Thursday, August 07, 2014

Review: Mastering the Art of Quitting

This review was first published by the Internet Review of Books on July 11, 2014.

Why It Matters in Life, Love, and Work

By Peg Streep and Alan Bernstein
262 pp. Da Capo

Reviewed by Bob Sanchez

Your job isn’t what you expected. It’s not only harder, it’s unsatisfying. You’ve invested untold hours trying to become a competitive swimmer, insurance salesman, or ballet dancer.  It’s my fault, you may be thinking. If only I try harder…. Persistence pays…. I think I can, I think I can. Over and over you repeat the mantra, Winners never quit, and quitters never win.

And you may be right. Or not. Never giving up worked for Churchill, but his country’s very existence was on the line. It worked for salesman and professional optimist Zig Ziglar, and of course for countless others, depending on their goals. So when is it okay to quit and not soldier on?

In Mastering the Art of Quitting, authors Streep and Bernstein assert that there are times to see a goal through, and there are times to change direction. To quit. “American mythology doesn’t have room for quitters,” they state, but “Quitting not only frees us from the hopeless pursuit of the unattainable but permits us to commit to new and more satisfying goals.”

Don’t stick with something that’s no longer right for you, they say, just because you don’t want the “quitter” label. The authors cite the example of a competitive swimmer who injures her shoulder and decides to work through the pain—no pain, no gain, and all that. As she persists, her shoulder gets so bad she can hardly lift her arm, let alone swim.

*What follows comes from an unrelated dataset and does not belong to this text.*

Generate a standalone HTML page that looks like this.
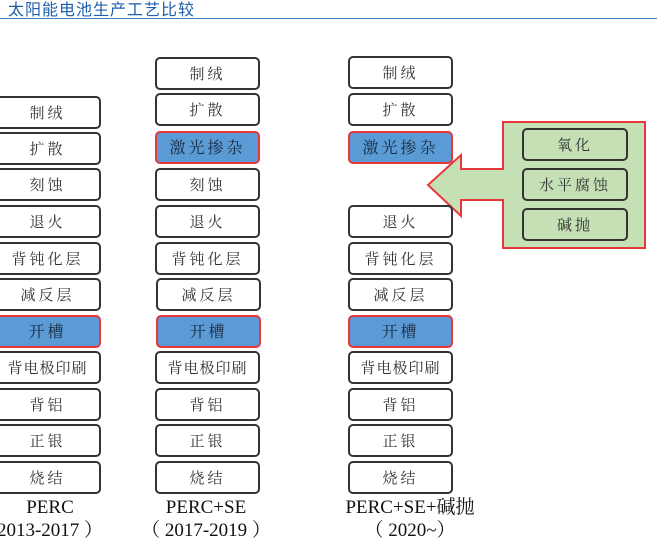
<!DOCTYPE html>
<html><head><meta charset="utf-8"><style>
body{margin:0;width:657px;height:544px;background:#fff;position:relative;overflow:hidden;font-family:"Liberation Serif","Noto Serif CJK SC",serif}
.t{position:absolute;left:8px;top:-4px;font-family:"Liberation Sans","Noto Sans CJK SC",sans-serif;font-size:16px;color:#1f5fae;letter-spacing:1px}
.hl{position:absolute;left:0;top:18px;width:657px;height:1px;background:#3b7fc6}
.b{position:absolute;height:29px;border:2px solid #333;border-radius:5px;background:#fff;box-sizing:content-box;text-align:center;line-height:32px;font-size:15px;color:#333;letter-spacing:3px}
.s{letter-spacing:1px}
.bl{background:#5b9bd5;border-color:#e8373a;color:#1a2a40;font-size:16px}
.g{background:#c5e0b4;border-color:#333}
.lab{position:absolute;text-align:center;font-size:19px;color:#111;line-height:22px}
</style></head><body>
<div class="t">太阳能电池生产工艺比较</div><div class="hl"></div>

<svg style="position:absolute;left:0;top:0" width="657" height="544">
<polygon points="503,122 645,122 645,248 503,248 503,200 461,200 461,216 428,185 461,155 461,169 503,169" fill="#c5e0b4" stroke="#e8373a" stroke-width="2"/>
</svg>
<div class="b g" style="left:522px;top:128px;width:102px">氧化</div>
<div class="b g" style="left:522px;top:168px;width:102px">水平腐蚀</div>
<div class="b g" style="left:522px;top:208px;width:102px">碱抛</div>

<div class="b" style="left:-6px;top:96px;width:103px">制绒</div>
<div class="b" style="left:-6px;top:132px;width:103px">扩散</div>
<div class="b" style="left:-6px;top:168px;width:103px">刻蚀</div>
<div class="b" style="left:-6px;top:205px;width:103px">退火</div>
<div class="b" style="left:-6px;top:242px;width:103px">背钝化层</div>
<div class="b" style="left:-6px;top:278px;width:103px">减反层</div>
<div class="b bl" style="left:-6px;top:315px;width:103px">开槽</div>
<div class="b s" style="left:-6px;top:351px;width:103px">背电极印刷</div>
<div class="b" style="left:-6px;top:388px;width:103px">背铝</div>
<div class="b" style="left:-6px;top:424px;width:103px">正银</div>
<div class="b" style="left:-6px;top:461px;width:103px">烧结</div>

<div class="b" style="left:155px;top:57px;width:101px">制绒</div>
<div class="b" style="left:155px;top:93px;width:101px">扩散</div>
<div class="b bl" style="left:155px;top:131px;width:101px">激光掺杂</div>
<div class="b" style="left:155px;top:168px;width:101px">刻蚀</div>
<div class="b" style="left:155px;top:205px;width:101px">退火</div>
<div class="b" style="left:155px;top:242px;width:101px">背钝化层</div>
<div class="b" style="left:156px;top:278px;width:101px">减反层</div>
<div class="b bl" style="left:156px;top:315px;width:101px">开槽</div>
<div class="b s" style="left:155px;top:351px;width:101px">背电极印刷</div>
<div class="b" style="left:155px;top:388px;width:101px">背铝</div>
<div class="b" style="left:155px;top:424px;width:101px">正银</div>
<div class="b" style="left:155px;top:461px;width:101px">烧结</div>

<div class="b" style="left:348px;top:56px;width:101px">制绒</div>
<div class="b" style="left:348px;top:93px;width:101px">扩散</div>
<div class="b bl" style="left:348px;top:131px;width:101px">激光掺杂</div>
<div class="b" style="left:348px;top:205px;width:101px">退火</div>
<div class="b" style="left:348px;top:242px;width:101px">背钝化层</div>
<div class="b" style="left:348px;top:278px;width:101px">减反层</div>
<div class="b bl" style="left:348px;top:315px;width:101px">开槽</div>
<div class="b s" style="left:348px;top:351px;width:101px">背电极印刷</div>
<div class="b" style="left:348px;top:388px;width:101px">背铝</div>
<div class="b" style="left:348px;top:424px;width:101px">正银</div>
<div class="b" style="left:348px;top:461px;width:101px">烧结</div>

<div class="lab" style="left:0;top:497px;width:100px">PERC</div>
<div class="lab" style="left:-10px;top:520px;width:120px">2013-2017 ）</div>
<div class="lab" style="left:136px;top:497px;width:140px">PERC+SE</div>
<div class="lab" style="left:136px;top:520px;width:140px">（ 2017-2019 ）</div>
<div class="lab" style="left:330px;top:497px;width:160px">PERC+SE+碱抛</div>
<div class="lab" style="left:330px;top:520px;width:160px">（ 2020~）</div>
</body></html>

By the time she finally quits trying, she has a lifelong injury.

A problem is “our inability to assess ourselves and our talents realistically.” Most of us tend to rate ourselves as above average, and sadly, we are not our own best judges.

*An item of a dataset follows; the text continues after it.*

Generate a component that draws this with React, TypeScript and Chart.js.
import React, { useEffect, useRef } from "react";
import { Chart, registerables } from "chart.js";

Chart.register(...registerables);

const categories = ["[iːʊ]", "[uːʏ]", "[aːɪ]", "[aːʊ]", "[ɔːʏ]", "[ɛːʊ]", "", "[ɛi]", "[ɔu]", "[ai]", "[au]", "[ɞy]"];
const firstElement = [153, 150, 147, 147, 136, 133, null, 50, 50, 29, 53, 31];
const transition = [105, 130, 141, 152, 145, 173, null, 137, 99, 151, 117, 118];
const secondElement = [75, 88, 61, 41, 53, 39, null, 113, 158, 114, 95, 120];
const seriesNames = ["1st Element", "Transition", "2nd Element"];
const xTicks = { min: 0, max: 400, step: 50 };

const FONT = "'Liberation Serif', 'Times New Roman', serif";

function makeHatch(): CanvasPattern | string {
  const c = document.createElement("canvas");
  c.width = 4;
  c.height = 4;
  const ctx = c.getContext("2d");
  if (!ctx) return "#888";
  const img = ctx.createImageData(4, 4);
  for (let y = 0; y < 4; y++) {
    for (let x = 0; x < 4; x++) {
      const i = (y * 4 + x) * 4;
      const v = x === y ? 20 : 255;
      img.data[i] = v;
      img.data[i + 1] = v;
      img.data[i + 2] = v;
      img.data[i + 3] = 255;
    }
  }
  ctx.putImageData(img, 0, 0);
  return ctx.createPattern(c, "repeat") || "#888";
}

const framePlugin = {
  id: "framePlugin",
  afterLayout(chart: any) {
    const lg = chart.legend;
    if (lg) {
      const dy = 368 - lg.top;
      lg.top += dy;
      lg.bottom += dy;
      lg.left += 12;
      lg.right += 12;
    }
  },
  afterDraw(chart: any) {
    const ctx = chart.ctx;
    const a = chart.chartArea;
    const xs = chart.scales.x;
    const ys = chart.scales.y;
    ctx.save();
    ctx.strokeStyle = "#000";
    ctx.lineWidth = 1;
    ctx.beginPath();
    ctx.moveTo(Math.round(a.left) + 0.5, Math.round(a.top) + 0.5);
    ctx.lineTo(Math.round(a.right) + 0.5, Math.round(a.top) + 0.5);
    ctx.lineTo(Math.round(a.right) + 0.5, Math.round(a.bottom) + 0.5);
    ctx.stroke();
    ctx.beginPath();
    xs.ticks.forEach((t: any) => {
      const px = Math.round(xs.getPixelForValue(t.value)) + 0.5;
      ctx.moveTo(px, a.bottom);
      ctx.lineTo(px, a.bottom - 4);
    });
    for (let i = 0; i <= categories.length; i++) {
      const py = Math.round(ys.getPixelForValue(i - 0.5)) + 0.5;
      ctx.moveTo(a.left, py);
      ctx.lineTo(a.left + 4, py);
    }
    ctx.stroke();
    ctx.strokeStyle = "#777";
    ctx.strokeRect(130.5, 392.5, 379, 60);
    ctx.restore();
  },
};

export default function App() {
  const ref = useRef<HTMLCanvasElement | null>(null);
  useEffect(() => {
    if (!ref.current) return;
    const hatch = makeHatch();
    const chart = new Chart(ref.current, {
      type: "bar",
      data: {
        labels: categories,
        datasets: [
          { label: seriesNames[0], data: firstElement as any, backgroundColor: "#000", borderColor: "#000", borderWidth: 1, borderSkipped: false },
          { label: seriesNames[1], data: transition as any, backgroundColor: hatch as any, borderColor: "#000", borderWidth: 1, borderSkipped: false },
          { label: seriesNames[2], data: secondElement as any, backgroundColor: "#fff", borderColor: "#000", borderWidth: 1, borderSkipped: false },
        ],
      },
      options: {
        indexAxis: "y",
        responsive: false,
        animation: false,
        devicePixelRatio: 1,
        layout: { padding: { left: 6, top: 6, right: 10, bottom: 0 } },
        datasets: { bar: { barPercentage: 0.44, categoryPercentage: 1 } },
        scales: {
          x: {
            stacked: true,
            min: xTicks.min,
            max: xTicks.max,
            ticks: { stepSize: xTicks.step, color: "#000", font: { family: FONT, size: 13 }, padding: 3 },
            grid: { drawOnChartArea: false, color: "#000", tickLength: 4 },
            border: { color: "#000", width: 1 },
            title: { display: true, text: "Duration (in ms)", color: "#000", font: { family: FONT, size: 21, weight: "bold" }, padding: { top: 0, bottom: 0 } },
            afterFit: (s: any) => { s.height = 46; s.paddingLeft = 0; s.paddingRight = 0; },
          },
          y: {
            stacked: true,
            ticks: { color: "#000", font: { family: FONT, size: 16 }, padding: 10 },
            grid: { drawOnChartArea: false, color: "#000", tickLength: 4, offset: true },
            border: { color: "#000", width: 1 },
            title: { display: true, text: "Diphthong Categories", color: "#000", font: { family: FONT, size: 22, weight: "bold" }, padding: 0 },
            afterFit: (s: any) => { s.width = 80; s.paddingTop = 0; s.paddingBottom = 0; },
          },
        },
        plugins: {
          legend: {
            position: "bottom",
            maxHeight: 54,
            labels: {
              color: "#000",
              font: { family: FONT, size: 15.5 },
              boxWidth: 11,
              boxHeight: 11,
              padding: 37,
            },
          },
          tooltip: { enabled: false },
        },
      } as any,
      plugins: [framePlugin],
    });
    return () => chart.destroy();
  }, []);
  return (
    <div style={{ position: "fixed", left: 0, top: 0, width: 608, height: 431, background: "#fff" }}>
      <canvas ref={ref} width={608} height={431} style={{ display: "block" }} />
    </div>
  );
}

Another danger is the “Sunk Cost Fallacy.” We all tend to reason that we have invested so much into this job, hobby, marriage, or college education that we have to continue in the same direction. Perhaps the most tragic example:

…the logic that pervaded the thinking of America’s leadership about sending troops to Vietnam even as it acknowledged that winning, in the conventional sense, was impossible.

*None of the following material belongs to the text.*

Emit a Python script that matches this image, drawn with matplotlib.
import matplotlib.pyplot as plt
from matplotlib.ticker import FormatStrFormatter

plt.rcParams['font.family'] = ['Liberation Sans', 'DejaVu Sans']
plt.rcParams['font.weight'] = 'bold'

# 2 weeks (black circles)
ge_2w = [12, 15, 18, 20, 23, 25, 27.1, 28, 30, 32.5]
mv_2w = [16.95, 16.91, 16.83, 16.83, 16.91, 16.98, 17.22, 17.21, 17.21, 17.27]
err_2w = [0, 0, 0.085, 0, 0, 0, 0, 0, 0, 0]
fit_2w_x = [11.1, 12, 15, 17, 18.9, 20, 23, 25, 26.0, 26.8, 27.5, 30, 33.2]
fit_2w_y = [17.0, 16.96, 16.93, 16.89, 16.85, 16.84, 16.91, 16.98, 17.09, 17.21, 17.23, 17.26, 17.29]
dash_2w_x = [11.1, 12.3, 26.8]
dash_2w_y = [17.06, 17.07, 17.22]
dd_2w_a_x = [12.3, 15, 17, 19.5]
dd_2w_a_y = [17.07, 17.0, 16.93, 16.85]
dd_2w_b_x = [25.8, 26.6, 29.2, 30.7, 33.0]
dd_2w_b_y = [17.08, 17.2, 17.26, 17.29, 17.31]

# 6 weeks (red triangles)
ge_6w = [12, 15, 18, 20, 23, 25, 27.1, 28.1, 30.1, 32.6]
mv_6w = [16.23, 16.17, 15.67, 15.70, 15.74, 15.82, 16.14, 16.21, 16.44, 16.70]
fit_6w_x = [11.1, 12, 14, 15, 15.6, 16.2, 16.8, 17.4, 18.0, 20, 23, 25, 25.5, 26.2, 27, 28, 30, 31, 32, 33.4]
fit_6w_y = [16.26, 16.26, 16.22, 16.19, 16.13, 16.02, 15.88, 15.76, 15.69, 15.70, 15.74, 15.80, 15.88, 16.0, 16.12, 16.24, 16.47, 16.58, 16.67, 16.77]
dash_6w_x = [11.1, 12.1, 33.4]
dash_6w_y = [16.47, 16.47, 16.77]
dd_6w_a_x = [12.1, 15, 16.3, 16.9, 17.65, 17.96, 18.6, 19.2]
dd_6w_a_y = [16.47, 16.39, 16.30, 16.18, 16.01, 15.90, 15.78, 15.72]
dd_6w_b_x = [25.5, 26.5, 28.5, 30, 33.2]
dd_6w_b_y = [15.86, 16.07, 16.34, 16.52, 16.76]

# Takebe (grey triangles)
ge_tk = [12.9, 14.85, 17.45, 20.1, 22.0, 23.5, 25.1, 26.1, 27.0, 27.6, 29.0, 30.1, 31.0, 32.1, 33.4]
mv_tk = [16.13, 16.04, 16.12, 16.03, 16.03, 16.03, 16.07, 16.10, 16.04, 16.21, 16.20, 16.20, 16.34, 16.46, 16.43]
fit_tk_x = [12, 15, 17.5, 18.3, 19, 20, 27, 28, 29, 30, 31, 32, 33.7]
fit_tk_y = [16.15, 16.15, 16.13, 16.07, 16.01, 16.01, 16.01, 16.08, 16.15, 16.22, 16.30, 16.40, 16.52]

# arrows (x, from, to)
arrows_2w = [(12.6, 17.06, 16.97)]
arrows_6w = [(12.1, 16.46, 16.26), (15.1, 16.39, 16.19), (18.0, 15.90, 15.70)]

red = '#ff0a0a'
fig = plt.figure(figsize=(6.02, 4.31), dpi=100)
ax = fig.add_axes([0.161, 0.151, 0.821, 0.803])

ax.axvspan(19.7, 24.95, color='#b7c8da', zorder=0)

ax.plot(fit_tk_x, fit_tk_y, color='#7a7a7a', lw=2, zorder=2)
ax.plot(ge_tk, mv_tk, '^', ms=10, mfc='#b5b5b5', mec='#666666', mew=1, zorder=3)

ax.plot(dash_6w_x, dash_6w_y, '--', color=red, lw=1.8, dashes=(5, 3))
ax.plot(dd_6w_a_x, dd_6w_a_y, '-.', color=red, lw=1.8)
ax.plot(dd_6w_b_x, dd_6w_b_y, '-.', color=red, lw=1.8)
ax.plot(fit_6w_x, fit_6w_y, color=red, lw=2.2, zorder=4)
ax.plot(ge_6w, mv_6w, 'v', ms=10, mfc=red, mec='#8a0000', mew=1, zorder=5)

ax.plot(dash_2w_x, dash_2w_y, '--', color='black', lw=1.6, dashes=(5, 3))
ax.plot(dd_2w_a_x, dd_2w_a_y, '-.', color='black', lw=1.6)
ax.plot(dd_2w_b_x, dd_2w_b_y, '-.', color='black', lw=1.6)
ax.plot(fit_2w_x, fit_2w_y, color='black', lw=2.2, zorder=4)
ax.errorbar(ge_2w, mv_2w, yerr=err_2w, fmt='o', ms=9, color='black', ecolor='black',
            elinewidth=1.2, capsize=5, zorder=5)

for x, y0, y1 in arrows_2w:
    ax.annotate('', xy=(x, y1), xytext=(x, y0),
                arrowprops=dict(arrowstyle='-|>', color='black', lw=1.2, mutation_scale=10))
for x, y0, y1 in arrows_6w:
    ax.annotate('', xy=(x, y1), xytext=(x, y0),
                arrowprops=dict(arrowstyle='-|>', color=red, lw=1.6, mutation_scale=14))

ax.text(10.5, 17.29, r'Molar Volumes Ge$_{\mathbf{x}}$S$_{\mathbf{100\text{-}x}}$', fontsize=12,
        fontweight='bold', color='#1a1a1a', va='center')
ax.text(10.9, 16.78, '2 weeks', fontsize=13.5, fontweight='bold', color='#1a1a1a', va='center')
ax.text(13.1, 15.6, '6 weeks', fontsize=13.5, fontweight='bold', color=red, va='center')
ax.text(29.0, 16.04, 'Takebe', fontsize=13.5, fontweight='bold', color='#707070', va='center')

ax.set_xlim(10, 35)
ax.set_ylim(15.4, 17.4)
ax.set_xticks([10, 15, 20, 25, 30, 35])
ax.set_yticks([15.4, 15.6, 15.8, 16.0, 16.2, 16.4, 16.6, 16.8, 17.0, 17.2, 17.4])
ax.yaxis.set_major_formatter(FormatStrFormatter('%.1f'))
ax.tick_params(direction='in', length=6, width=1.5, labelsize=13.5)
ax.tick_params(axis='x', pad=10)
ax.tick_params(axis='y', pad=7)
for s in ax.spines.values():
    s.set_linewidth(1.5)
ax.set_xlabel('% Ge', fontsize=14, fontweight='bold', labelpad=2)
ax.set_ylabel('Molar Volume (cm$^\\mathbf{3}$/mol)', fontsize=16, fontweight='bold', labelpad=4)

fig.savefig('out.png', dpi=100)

…how could the possibility of more people dying justify the deaths of others who came before?

And then there is another problem: What if reaching your goal will no longer make you happy? “Our belief in staying the course doesn’t take into account that who we are and what we want may change over time,” the authors write.

Psychologically, quitting can be difficult. Luckily, the book offers strategies and “skill sets” for quitting or disengaging. It certainly doesn’t mean stomping off your job, and it doesn’t mean a guarantee of future success. One of the tools the authors suggest is a “goal map” outlining what you want in life, work, relationships, and learning.

Mastering the Art of Quitting is well documented, well thought out, and easily readable. Almost everyone can benefit from its commonsense advice.